O filme todo é permeado por “círculos”. Apesar de ser uma forma geométrica sem começo nem fim, Meireles escolhe iniciar a história em Viena com a narradora Anna (Marcinkova) e com Lucia (Siposová), sua irmã, que está posando para ser fotografada e ser agenciada como prostituta. Anna não concorda com a decisão da irmã, mas está lá para cuidar dela. Lucia está numa situação triste, sensação que Meireles reforçada pelo fundo do cenário em que ela posa: apagado, esmaecido. Não é só na história das duas que esse clima persiste. O diretor de fotografia Adriano Goldman, que trabalhou em Xingu, praticamente usa tons cinza, escuros, climas como se aquele lugar acabasse de passar por um período chuvoso. Lucia adota o nome profissional de Blanka, e consegue ter um destaque no site de acompanhantes por ser “boa” com o chefe, e seu primeiro cliente é Michael (Law). Mas ele não consegue se encontrar com ela por ser interpelado por outros dois colegas de negócio. Só que um deles paga pelos serviços dela, descobre que Michael era o cliente original, e o coloca contra a parede em relação a uma venda. As outras histórias que seguem tem sempre algum tipo de ligação com o personagem, por mínima que seja. Por compartilhar parceiros, sentimentos platônicos, ou o meio de transporte. Falando desse último em especial, note que no filme Meirelles costuma figurar no fundo linhas de trem e aviões. É uma metáfora também das coisas que vão e voltam. Até o raccord na cena do aeroporto na França, onde o dentista (Debbouze) persegue uma personagem até aqui desconhecida, faz uma “volta” na cabeça dele.
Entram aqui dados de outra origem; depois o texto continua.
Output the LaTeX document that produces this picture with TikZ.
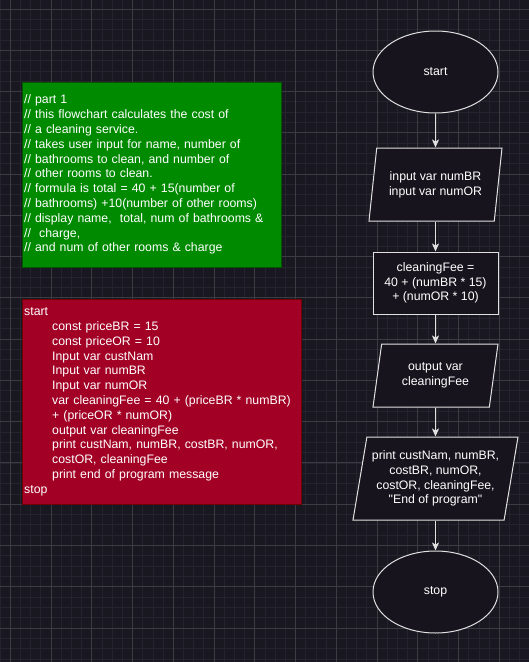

De Paris, vamos para Londres. Rose (Weisz) divide o seu tempo no trabalho com o amante brasileiro Rui (Cazarré) que, por sua vez, é casado com a também brasileira Laura (Flor), que segue Rose até onde ela se encontra com o amante. Sobre os personagens desinteressantes que comentei no começo, Rose e Rui entram nesse tipo. Ela ainda tem uma “desculpa” (com aspas bem grandes) para trair o marido, que é por ele está sempre muito ocupado viajando a trabalho. Mas o mesmo não cola para Rui, porque vemos que Laura sacrificou muito para estar com ele na Inglaterra. A presença de Rose só vai se justificar bem mais pra frente do filme, mas aqui descobrimos que ela é a mulher de Michael. Quando Laura deixa Rui, começa o 3º e mais interessante ciclo do filme.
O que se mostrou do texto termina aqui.